Update LLamaEmbedder, Examples packages, and KernelMemory examples
- Embedding generation: Extension with Batch processing + Normalization (important to have this built-in for KernelMemory).
- Examples had wrong nuget packages, updated to correct ones.
- Updated KernelMemory examples.
I have tested the code and it was fine with me. Please do test it at least once more. Thank you.
Test failed: It runs on my computer, I do not see any problem (nothing important has changed compared to before when all tests were OK). Try to restart the test. Thank you.
I've restarted the tests, but I'm not expecting them to pass right now. We seem to have an issue with one specific test at the moment that consistently fails in CI, but nobody can reproduce a failure locally :(
I'm probably just going to suppress that test if I get some time to work on it this weekend.
I've restarted the tests, but I'm not expecting them to pass right now. We seem to have an issue with one specific test at the moment that consistently fails in CI, but nobody can reproduce a failure locally :(
I'm probably just going to suppress that test if I get some time to work on it this weekend.
OK! Take your time Martin, no problem.
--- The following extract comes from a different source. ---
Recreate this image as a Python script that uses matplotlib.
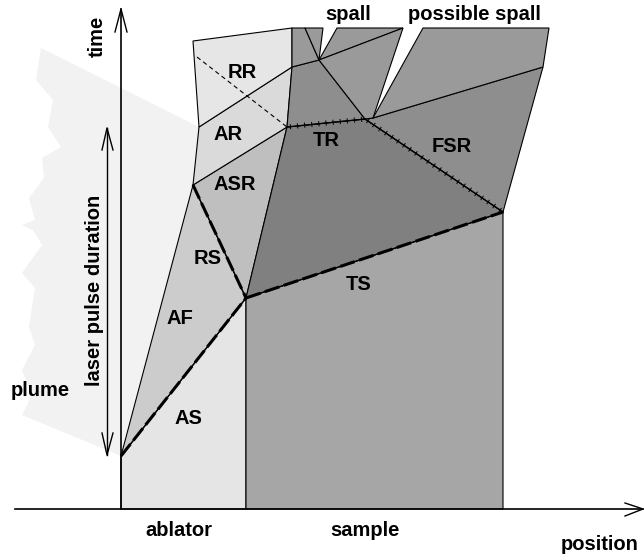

Thank you!
I have corrected several problems in the code and I could make all tests pass (in the macOSX tests with skipping only 1).
One of the problems I have corrected is that I have completely rewritten the model download code (project file) because it was downloading the models every time it was compiling the code. I think GitHub did not like this... and me neither.
One BUG in llama.cpp prevented the KernelMemory tests to pass. In the following code, if we do not pass a split mode different from None, then llama.cpp will crash out at this point if there is no GPU in the system. I suspect that on macOSX there is a GPU available on GitHub and that was the reason for why the macOSX tests were passing before also.
if (params.split_mode == LLAMA_SPLIT_MODE_NONE) {
if (params.main_gpu < 0 || params.main_gpu >= (int)model->devices.size()) {
LLAMA_LOG_ERROR("%s: invalid value for main_gpu: %d (available devices: %d)\n", __func__, params.main_gpu, (int)model->devices.size());
llama_model_free(model);
return nullptr;
}
ggml_backend_dev_t main_gpu = model->devices[params.main_gpu];
model->devices.clear();
model->devices.push_back(main_gpu);
}
Could you split the csproj file downloading changes to a separate PR? The SkipUnchangedFiles="true" attribute should prevent duplicate downloads, so we'll want to look into that. Having it all in one PR will just slow down merging the embedder changes.
Could you split the csproj file downloading changes to a separate PR? The
SkipUnchangedFiles="true"attribute should prevent duplicate downloads, so we'll want to look into that. Having it all in one PR will just slow down merging the embedder changes.
That would be a lot of work Martin and I have invested already a lot of time in this (finding the problems and correcting them). It could also cause potential problems because of the split of the commits and then I would have even more work. Please try to check all together, if possible. You can easily test the download solution on your computer and the GitHub tests were successful on all platforms (the new code has found the downloaded models). I have tested the download on my computer with no models and also with existing models and it worked fine with me. Thank you.
We will need to do some cleanup later (some commented out code) because some things are not very clear yet (for example why we do not need Embeddings=true anymore, etc.), but I would prefer to first integrate this PR without further changes, if possible. I have left these in to make sure that we do not forget to do some more research.
Thank you!
That's no problem, if it's not just a matter of cherry picking some commits to a new branch don't worry about it 👍
Sorry for the delay on this, I'd hoped to get the binary update PR in first but that's taking a long time!
Sorry for the delay on this, I'd hoped to get the binary update PR in first but that's taking a long time!
Thank you Martin! Yes, I was expecting that this binary update will not be very simple (some key things changed... and it is an update with important improvements). Thank you so much that you do this!